The arrival of Wynton Marsalis on the music scene in 1982 could not have been more unexpected. Barely out of his teens, this trumpet prodigy recorded jazz and classical music with seemingly equal facility. Even more startling was his dedication to a self-defined mission to restore jazz music to a central place in American life, and with it, the values he believes jazz embodies: freedom and discipline, romance and responsibility, pride and respect for both the African and the European components of our musical heritage.
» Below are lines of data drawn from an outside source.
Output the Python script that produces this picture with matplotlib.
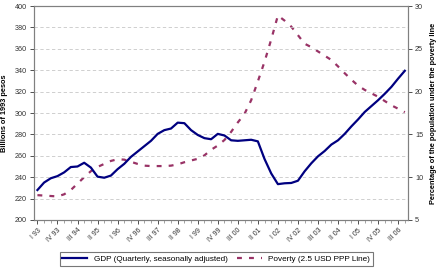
# GDP vs poverty, Argentina 1993-2006 (quarterly)
import numpy as np
import matplotlib.pyplot as plt

plt.rcParams["font.family"] = ["Liberation Sans", "DejaVu Sans"]

years = list(range(93, 100)) + list(range(0, 7))
roman = ["I", "II", "III", "IV"]
quarters = [f"{r} {y:02d}" for y in years for r in roman]

gdp = [228, 235, 239, 241, 244.5, 249.5, 250, 253.5, 249, 240.5, 239.5, 241.5,
       247.5, 252.5, 259, 264, 269, 274, 280.5, 284, 285.5, 291, 290.5, 284,
       279.5, 276.5, 275.5, 280.5, 279, 274.5, 274, 274.5, 275, 273.5, 257, 243.5,
       233.5, 234.3, 234.6, 236.7, 245.5, 253, 259.5, 264.5, 270.5, 274.5, 280.5, 287.5,
       294, 301, 306.5, 312, 318, 324.5, 332.2, 339.5]

poverty = [7.9, 7.85, 7.8, 7.75, 8.0, 8.5, 9.25, 10.0, 10.7, 11.2, 11.55, 11.9,
           12.1, 12.05, 11.8, 11.55, 11.35, 11.3, 11.3, 11.3, 11.35, 11.5, 11.75, 11.95,
           12.15, 12.55, 13.2, 13.7, 14.35, 15.3, 16.4, 17.4, 19.0, 21.2, 23.5, 26.1,
           28.9, 28.3, 27.6, 26.6, 25.6, 25.2, 24.7, 24.2, 23.7, 22.95, 22.15, 21.4,
           20.7, 20.2, 19.8, 19.4, 18.9, 18.4, 18.0, 17.6]

x = np.arange(len(quarters))

fig = plt.figure(figsize=(4.37, 2.76), dpi=100)
ax = fig.add_axes([0.078, 0.203, 0.856, 0.775])
ax2 = ax.twinx()

ax.set_zorder(ax2.get_zorder() + 1)
ax.patch.set_visible(False)

l1, = ax.plot(x, gdp, color="#000080", lw=1.6, label="GDP (Quarterly, seasonally adjusted)")
l2, = ax2.plot(x, poverty, color="#993366", lw=1.6, ls=(0, (2.2, 3.2)),
               label="Poverty (2.5 USD PPP Line)")

ax.set_xlim(-0.5, len(x) - 0.5)
ax.set_ylim(200, 400)
ax2.set_ylim(5, 30)
ax.set_yticks(range(200, 401, 20))
ax2.set_yticks(range(5, 31, 5))

for v in range(220, 400, 20):
    ax.axhline(v, color="#c8c8c8", lw=0.6, ls=(0, (4, 3)), zorder=0)

ax.set_xticks(x[::3])
ax.set_xticklabels(quarters[::3], rotation=45, ha="right", rotation_mode="anchor")
ax.set_xticks(x, minor=True)

for a in (ax, ax2):
    for s in a.spines.values():
        s.set_color("#808080")
        s.set_linewidth(0.8)
    a.tick_params(colors="#333333", labelsize=5.2, length=3, width=0.6, pad=2)
    a.tick_params(which="minor", length=2, width=0.5, color="#808080")
ax.tick_params(axis="x", labelsize=5, pad=2)

ax.set_ylabel("Billions of 1993 pesos", fontsize=5.3, fontweight="bold", labelpad=5)
ax2.set_ylabel("Percentage of the population under the poverty line",
               fontsize=5.3, fontweight="bold", labelpad=5)

leg = fig.legend([l1, l2], [l1.get_label(), l2.get_label()], loc="center",
                 bbox_to_anchor=(0.495, 0.062), ncol=2, fontsize=5.9, frameon=True,
                 fancybox=False, edgecolor="#555555", handlelength=3.0,
                 columnspacing=1.2, borderpad=0.35)
leg.get_frame().set_linewidth(0.8)

fig.savefig("out.png", dpi=100)
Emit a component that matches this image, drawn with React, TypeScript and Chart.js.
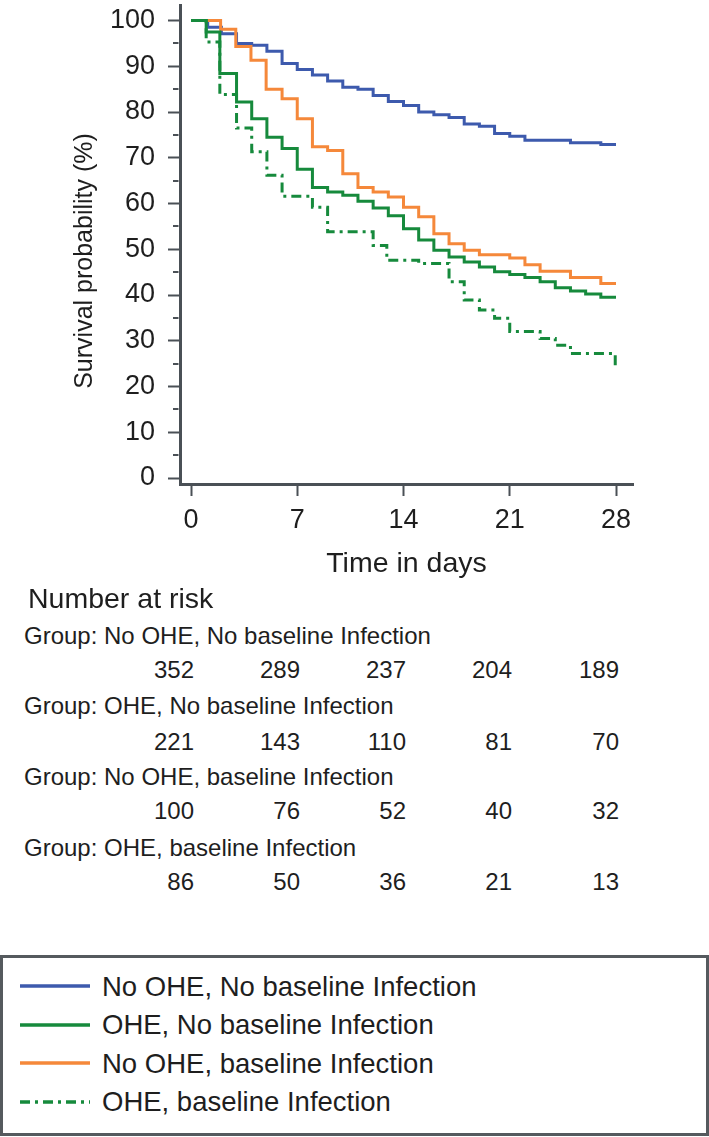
import React, { useEffect, useRef } from "react";
import { Chart, registerables } from "chart.js";

Chart.register(...registerables);

// ---- data ----
const blueTimes = [0, 1.1, 2, 3, 4, 5, 6, 7, 8, 9, 10, 11, 12, 13, 14, 15, 16, 17, 18, 19, 20, 21, 22, 25, 27, 28];
const blueSurv = [100, 98.5, 97.1, 95.0, 94.6, 93.3, 90.6, 89.3, 88.1, 86.8, 85.4, 85.0, 83.6, 82.3, 81.4, 80.0, 79.4, 78.8, 77.4, 76.9, 75.3, 74.7, 73.8, 73.3, 72.9, 72.9];

const greenTimes = [0, 1, 1.9, 3, 4, 5, 6, 7, 8, 9, 10, 11, 12, 13, 14, 15, 16, 17, 18, 19, 20, 21, 22, 23, 24, 25, 26, 27, 28];
const greenSurv = [100, 97.5, 88.4, 82.2, 78.5, 74.5, 72.0, 67.5, 63.5, 62.5, 61.8, 60.5, 59.0, 57.3, 54.5, 52.0, 49.8, 48.3, 47.2, 46.1, 45.1, 44.5, 43.8, 42.9, 41.6, 40.9, 40.2, 39.5, 39.5];

const orangeTimes = [0, 1.95, 2.95, 3.95, 4.95, 6, 7, 8, 9, 10, 11, 12, 13, 14, 15, 16, 17, 18, 19, 21, 22, 23, 25, 27, 28];
const orangeSurv = [100, 98.1, 94.3, 91.3, 85.0, 82.9, 78.5, 72.4, 71.6, 66.5, 63.5, 62.5, 61.4, 59.2, 57.1, 53.4, 51.2, 49.8, 48.8, 48.1, 46.6, 45.2, 43.8, 42.5, 42.5];

const dashTimes = [0, 1, 1.9, 3, 4, 5, 6, 8, 9, 12, 12.9, 15, 17, 18, 19, 20, 21, 23, 24, 25, 27.95, 28];
const dashSurv = [100, 95.3, 83.8, 76.5, 71.3, 66.2, 61.6, 59.2, 53.8, 50.8, 47.6, 46.9, 42.9, 38.9, 36.7, 34.9, 32.0, 30.5, 29.0, 27.2, 24.0, 24.0];

const xTickValues = [0, 7, 14, 21, 28];
const yTickValues = [0, 10, 20, 30, 40, 50, 60, 70, 80, 90, 100];
const yMinorTickValues = [5, 15, 25, 35, 45, 55, 65, 75, 85, 95];

const seriesNames = [
  "No OHE, No baseline Infection",
  "OHE, No baseline Infection",
  "No OHE, baseline Infection",
  "OHE, baseline Infection",
];
const groupLabels = [
  "Group: No OHE, No baseline Infection",
  "Group: OHE, No baseline Infection",
  "Group: No OHE, baseline Infection",
  "Group: OHE, baseline Infection",
];
const riskRow1 = ["352", "289", "237", "204", "189"];
const riskRow2 = ["221", "143", "110", "81", "70"];
const riskRow3 = ["100", "76", "52", "40", "32"];
const riskRow4 = ["86", "50", "36", "21", "13"];
const riskRows = [riskRow1, riskRow2, riskRow3, riskRow4];

// ---- style ----
const FONT = '"Liberation Sans", Arial, Helvetica, sans-serif';
const BLUE = "#3d5aad";
const GREEN = "#168a3c";
const ORANGE = "#f5883a";
const AXIS = "#4a5056";
const TEXT = "#1e1e1e";
const DASH = [10, 5, 3, 5];
const seriesColors = [BLUE, GREEN, ORANGE, GREEN];
const seriesDashes = [[], [], [], DASH];

const toPts = (t: number[], s: number[]) => t.map((x, i) => ({ x, y: s[i] }));

const extrasPlugin = {
  id: "kmExtras",
  afterDraw(chart: any) {
    const ctx = chart.ctx;
    const y = chart.scales.y;
    const left = chart.chartArea.left;
    ctx.save();
    ctx.strokeStyle = AXIS;
    ctx.lineWidth = 2;
    for (const v of yMinorTickValues) {
      const py = Math.round(y.getPixelForValue(v));
      ctx.beginPath();
      ctx.moveTo(left - 7, py);
      ctx.lineTo(left - 1.5, py);
      ctx.stroke();
    }
    ctx.fillStyle = TEXT;
    ctx.font = `25px ${FONT}`;
    ctx.translate(92, 261);
    ctx.rotate(-Math.PI / 2);
    ctx.textAlign = "center";
    ctx.textBaseline = "alphabetic";
    ctx.fillText("Survival probability (%)", 0, 0);
    ctx.restore();
  },
};

function KMChart() {
  const ref = useRef<HTMLCanvasElement | null>(null);
  useEffect(() => {
    if (!ref.current) return;
    const mk = (i: number, t: number[], s: number[]) => ({
      label: seriesNames[i],
      data: toPts(t, s),
      borderColor: seriesColors[i],
      backgroundColor: seriesColors[i],
      borderWidth: 3,
      borderDash: seriesDashes[i],
      pointRadius: 0,
      stepped: "before" as const,
      fill: false,
    });
    const chart = new Chart(ref.current, {
      type: "line",
      data: {
        datasets: [
          mk(1, greenTimes, greenSurv),
          mk(3, dashTimes, dashSurv),
          mk(2, orangeTimes, orangeSurv),
          mk(0, blueTimes, blueSurv),
        ],
      },
      options: {
        animation: false,
        responsive: false,
        maintainAspectRatio: false,
        layout: { padding: { left: 0, right: 76, top: 5, bottom: 0 } },
        plugins: { legend: { display: false }, tooltip: { enabled: false } },
        scales: {
          x: {
            type: "linear",
            min: -0.725,
            max: 29.12,
            afterBuildTicks: (s: any) => {
              s.ticks = xTickValues.map((v) => ({ value: v }));
            },
            afterFit: (s: any) => {
              s.height = 116;
              s.paddingLeft = 0;
              s.paddingRight = 0;
            },
            ticks: { font: { family: FONT, size: 27 }, color: TEXT, padding: 8, maxRotation: 0 },
            grid: { display: true, drawOnChartArea: false, drawTicks: true, tickLength: 12, tickWidth: 2, tickColor: AXIS },
            border: { display: true, color: AXIS, width: 3 },
            title: { display: true, text: "Time in days", font: { family: FONT, size: 28.5 }, color: TEXT, padding: { top: 0, bottom: 19 } },
          },
          y: {
            type: "linear",
            min: -1.31,
            max: 103.39,
            afterBuildTicks: (s: any) => {
              s.ticks = yTickValues.map((v) => ({ value: v }));
            },
            afterFit: (s: any) => {
              s.width = 180;
              s.paddingTop = 0;
              s.paddingBottom = 0;
            },
            ticks: { font: { family: FONT, size: 27 }, color: TEXT, padding: 13 },
            grid: { display: true, drawOnChartArea: false, drawTicks: true, tickLength: 12, tickWidth: 2, tickColor: AXIS },
            border: { display: true, color: AXIS, width: 3 },
          },
        },
      },
      plugins: [extrasPlugin],
    });
    return () => chart.destroy();
  }, []);
  return <canvas ref={ref} width={709} height={600} style={{ position: "absolute", left: 0, top: 0 }} />;
}

function Txt(props: { x: number; base: number; size: number; align?: "left" | "right"; children: React.ReactNode }) {
  const { x, base, size, align = "left", children } = props;
  const top = base - 0.8465 * size;
  const style: React.CSSProperties = {
    position: "absolute",
    top,
    fontSize: size,
    lineHeight: 1,
    whiteSpace: "nowrap",
    color: TEXT,
  };
  if (align === "left") style.left = x;
  else style.right = 709 - x;
  return <div style={style}>{children}</div>;
}

const groupBaselines = [644, 714, 785, 856];
const rowBaselines = [678, 750, 819, 890];
const colRights = [194, 300, 406, 512, 619];
const legendCenters = [986, 1024.5, 1063, 1101.5];

export default function App() {
  return (
    <div style={{ position: "absolute", left: 0, top: 0, width: 709, height: 1137, background: "#fff", fontFamily: FONT, overflow: "hidden" }}>
      <KMChart />
      <Txt x={28} base={608} size={28.5}>Number at risk</Txt>
      {groupLabels.map((g, i) => (
        <React.Fragment key={g}>
          <Txt x={24} base={groupBaselines[i]} size={24}>{g}</Txt>
          {riskRows[i].map((n, j) => (
            <Txt key={j} x={colRights[j]} base={rowBaselines[i]} size={24} align="right">{n}</Txt>
          ))}
        </React.Fragment>
      ))}
      <div style={{ position: "absolute", left: 0, top: 955, width: 703, height: 175, border: `3px solid #555a5e` }} />
      {seriesNames.map((name, i) => (
        <React.Fragment key={name}>
          <svg width={80} height={10} style={{ position: "absolute", left: 18, top: legendCenters[i] - 5 }}>
            <line x1={2} y1={5} x2={72} y2={5} stroke={seriesColors[i]} strokeWidth={3.5} strokeDasharray={seriesDashes[i].length ? seriesDashes[i].join(",") : undefined} />
          </svg>
          <Txt x={102} base={legendCenters[i] + 10} size={27.5}>{name}</Txt>
        </React.Fragment>
      ))}
    </div>
  );
}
It is highly appropriate that Wynton Marsalis is a son of New Orleans, the city where jazz was born. His father Ellis and brothers Branford and Delfeo are also musicians, but Wynton is the first to point out that his command of jazz has been hard-won, that the public was not always receptive to his brand of jazz orthodoxy. Outspoken, sometimes abrasive, Wynton Marsalis almost single-handedly initiated a revival of interest in mainstream jazz tradition among young musicians. In 1997 he became the first jazz musician to win the Pulitzer Prize in music, for his epic oratorio on the subject of slavery, Blood on the Fields. Marsalis continues to compose, to tour, and to bring his message to a new generation as Artistic Director of Jazz at Lincoln Center and leader of the Lincoln Center Jazz Orchestra.